Unfortunately, we seem to be stuck in a loop of complaining about our politicians and how our government works, re-electing the same politicians or more just like them and then complaining some more when things get worse.  We're stuck in a downward spiral of corruption, but I do think there's a way out of it and it has nothing to do with amending the Constitution regarding marriage, abortion, flag-burning nor any other distracting irrelevancy that our Constitution doesn't need to be changed over.

Ben Franklin had doubts that we'd be able to maintain the republic that he and his conspirators implemented.  If they could've seen how far afield we'd go from what they started, they'd probably have turned the whole thing over to the Algonquian Roundtable.
Rather than watching corrupt representatives spend millions upon millions of dollars to get voted into a position that doesn't pay nearly as much but does afford them the opportunity to steal from us and break laws while we watch our country wither and die, I say we get rid of the politicians.  Personally, I'm tired of watching politicians fight among themselves like they're some mini-Middle East holding onto a centuries-old grudge. 
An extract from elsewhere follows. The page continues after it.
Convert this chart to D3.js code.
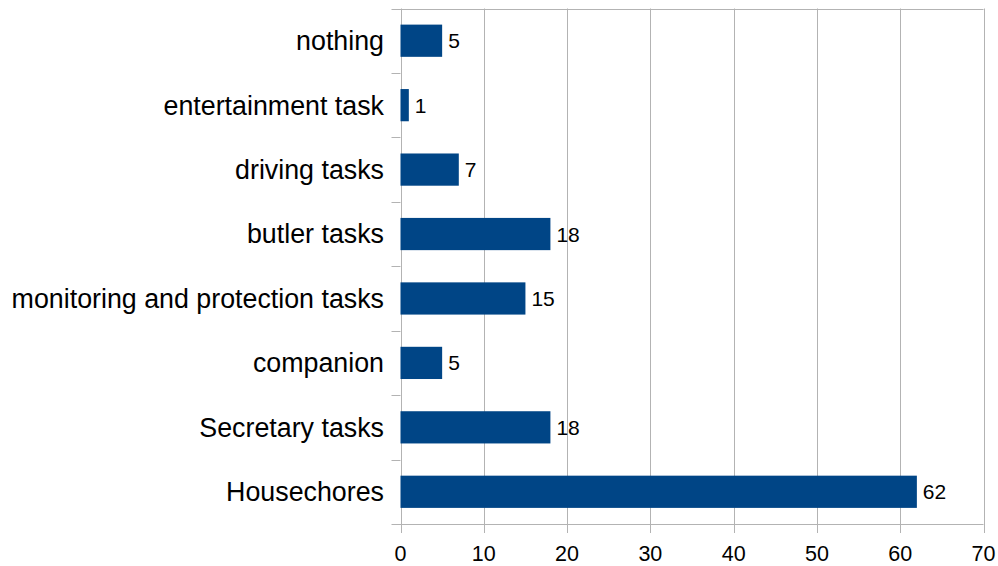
<!DOCTYPE html>
<html>
<head>
<meta charset="utf-8">
<script src="https://cdn.jsdelivr.net/npm/d3@7"></script>
<style>
  html, body { margin: 0; padding: 0; background: #fff; }
  svg { display: block; font-family: "Liberation Sans", Arial, sans-serif; }
</style>
</head>
<body>
<svg id="chart" width="998" height="566"></svg>
<script>
// Categories listed top to bottom
const categories = [
  "nothing",
  "entertainment task",
  "driving tasks",
  "butler tasks",
  "monitoring and protection tasks",
  "companion",
  "Secretary tasks",
  "Housechores"
];
const values = [5, 1, 7, 18, 15, 5, 18, 62];
const xTicks = [0, 10, 20, 30, 40, 50, 60, 70];

const svg = d3.select("#chart");
const plotLeft = 400.5, plotRight = 983.5, plotTop = 8.5, plotBottom = 524;
const gridColor = "#b3b3b3";
const barColor = "#004586";

const x = d3.scaleLinear().domain([0, 70]).range([plotLeft, plotRight]);
const y = d3.scaleBand().domain(categories).range([plotTop, plotBottom]).paddingInner(0.5).paddingOuter(0.25);
const band = d3.scaleBand().domain(categories).range([plotTop, plotBottom]).padding(0);

// Vertical gridlines with tick marks below the axis
svg.append("g").selectAll("line").data(xTicks).join("line")
  .attr("x1", d => Math.round(x(d)) + 0.5).attr("x2", d => Math.round(x(d)) + 0.5)
  .attr("y1", plotTop).attr("y2", plotBottom + 9)
  .attr("stroke", gridColor).attr("stroke-width", 1);

// Top border and x axis line
[plotTop, plotBottom].forEach(yy => {
  svg.append("line")
    .attr("x1", plotLeft - 9).attr("x2", plotRight)
    .attr("y1", Math.round(yy) + 0.5).attr("y2", Math.round(yy) + 0.5)
    .attr("stroke", gridColor).attr("stroke-width", 1);
});

// Category tick marks at band boundaries
const boundaries = categories.map(c => band(c)).slice(1);
svg.append("g").selectAll("line").data(boundaries).join("line")
  .attr("x1", plotLeft - 9).attr("x2", plotLeft)
  .attr("y1", d => Math.round(d) + 0.5).attr("y2", d => Math.round(d) + 0.5)
  .attr("stroke", gridColor).attr("stroke-width", 1);

// Bars
svg.append("g").selectAll("rect").data(categories).join("rect")
  .attr("x", x(0))
  .attr("y", c => y(c))
  .attr("width", (c, i) => x(values[i]) - x(0))
  .attr("height", y.bandwidth())
  .attr("fill", barColor);

// Value labels
svg.append("g").selectAll("text").data(categories).join("text")
  .attr("x", (c, i) => x(values[i]) + 6)
  .attr("y", c => y(c) + y.bandwidth() / 2)
  .attr("dy", "0.36em")
  .attr("font-size", 21)
  .attr("fill", "#000")
  .text((c, i) => values[i]);

// Category labels
svg.append("g").selectAll("text").data(categories).join("text")
  .attr("x", 384)
  .attr("y", c => y(c) + y.bandwidth() / 2)
  .attr("dy", "0.35em")
  .attr("text-anchor", "end")
  .attr("font-size", 26.8)
  .attr("fill", "#000")
  .text(c => c);

// X tick labels
svg.append("g").selectAll("text").data(xTicks).join("text")
  .attr("x", d => x(d))
  .attr("y", 561)
  .attr("text-anchor", "middle")
  .attr("font-size", 21.5)
  .attr("fill", "#000")
  .text(d => d);
</script>
</body>
</html>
Since politicians prove without fail that they're willing to weasel out of anything except office, I propose that the ranks of our representative government be filled in the same way that jury boxes are.  Representatives will be selected from among We the People to engage in civil service.  Pay can be lowered to make sure no one enjoys it too much and terms can be shortened to keep anyone from suffering too long.  Every six months or so, we'll get a new batch of representatives in place (president included) and we can do away with all the nonsense of campaigning and lying and debating and pondering over which loser to vote for based on how screwed we think we'll be by our lack of decent choices.  We could do away with representatives who sought the position because of overambitiousness and were willing to do anything they needed to do to win it.

Sure, we'd lose a lot of the circus, but some actual focus on administration and public service could happen.  Imagine having representatives who acted in the interest of their constituencies and how quickly they could be replaced if they didn't.  Imagine functioning without arguments mired in a tangle of political party lines.  It would certainly keep us on our toes  when the mail came around and if the system gets run like jury duty, we should have the blessing that most of our representatives won't really want the job.

You got a better idea?  Help Thin the Herd!